Food Talk

Awadhi flavour

The joys of boti kebab are gentler. It should not be confused with mutton tikka,
says
Pushpesh Pant

FEW these days refer to succulent chunks of mutton as boti and fewer we found out are familiar with the delicacy boti kabab. When we mentioned this Awadhi delight recently, the reference evoked interesting responses. One lecherous friend was reminded immediately of a Punjabi play full of double entendres a la Dada Kondke dating back to the late 1960s that ran for weeks to a packed Sapru House: Boti Naram Soti Garam. We shall not be deterred by such snide shooting from the hips and proceed anon to more mouthwatering context where boti rhymes so very deliciously with roti.

Good friend Alauddin, a talented youngster who was serving a tiring apprenticeship in Aminabad till he was spotted by the great headhunter Jiggs and groomed to play a stellar role as a kababiya, treated us to a large plateful of boti kebab just before he left for London on his first assignment abroad.

CHEF’S SPECIAL

Recipe

Preparation time: 30 minutes (after overnight marination)
Cooking time: 30 minutes
Serves: 4-6

Ingredients

Mutton (boneless pieces cut in small cubes) 1 kg
Malt vinegar ¼ cup
Raw papaya paste 1 tbsp
Butter 2 tbsp
Salt to taste

The Marinade

Hung yoghurt (whisked) 200 ml
Ginger paste 2 tbsp
Garlic paste 2 tbsp
Red chilli paste 2 tbsp
Garam masala 2 tsp
Refined oil ¼ cup
Salt to taste

Method

Mix the papaya paste with salt and vinegar in a large bowl. Leave the boti in this mixture for at least 30 minutes, ensuring that each chunk is well coated. Blend all the ingredients listed under this head and put the boti in this marinade overnight. Heat ghee/oil in a very shallow or wide flat pan. Add the boti with the marinade and cook on low-medium heat turning frequently with a spatula for about 15 minutes and very little moisture remains.

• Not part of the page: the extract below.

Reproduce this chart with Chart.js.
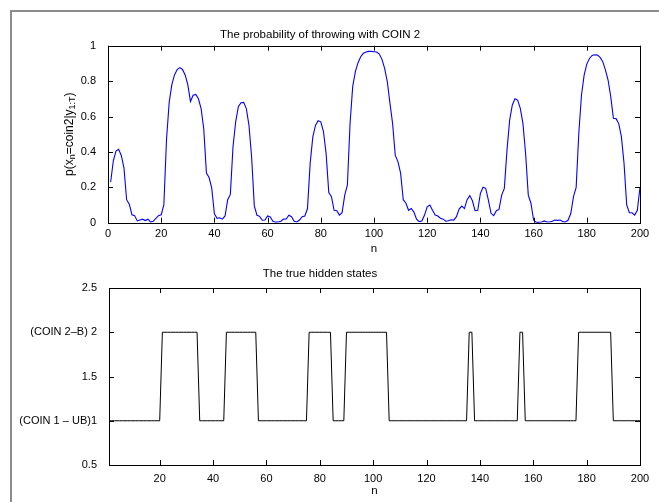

This was his going away gift and a reminder of the sad fact that it is not only the brain drain from IITs and IIMs that is depleting the Indian talent pool. The creative genius of artistes in the kitchen is no less valuable part of our national heritage than the surgeons, engineers and managers.

Alauddin who was employed by the Radisson in Noida till he was lured by savings in forex, one hopes, will return soon. Till then one will have to rely on DIY with the help of the recipe that follows. The alternative is to travel to Lucknow and savour the original at Sakhavats the legendary ‘hole in the wall’ fine dining eatery in the Gymkhana there.

There are some philistines nay boors who insist that the over spiced chewy dices of meat comprising the filling in a khati kebab are in fact boti kebab or Calcutta’s interpretation of this classic; no lover of food can take this absurd claim seriously. Nor should the boti kebab be confused with mutton tikka—the worthy Punjabi of tandoori ilk. But the robust should not be mixed up with the refined. The joys of boti kabab are gentler.

Of course, once you prepare the kabab none can stop you from using it as a ‘filling’ in a roll or a wrap you prefer. Jiggs likes to render his offerings more exotic by incorporating his ‘proprietary’ aromatic garam masala enriched with mace, nutmeg, cloves and cardamom. We are quite happy with the unadorned, less pretentious recipe we share with our readers. You are free to make your own choice.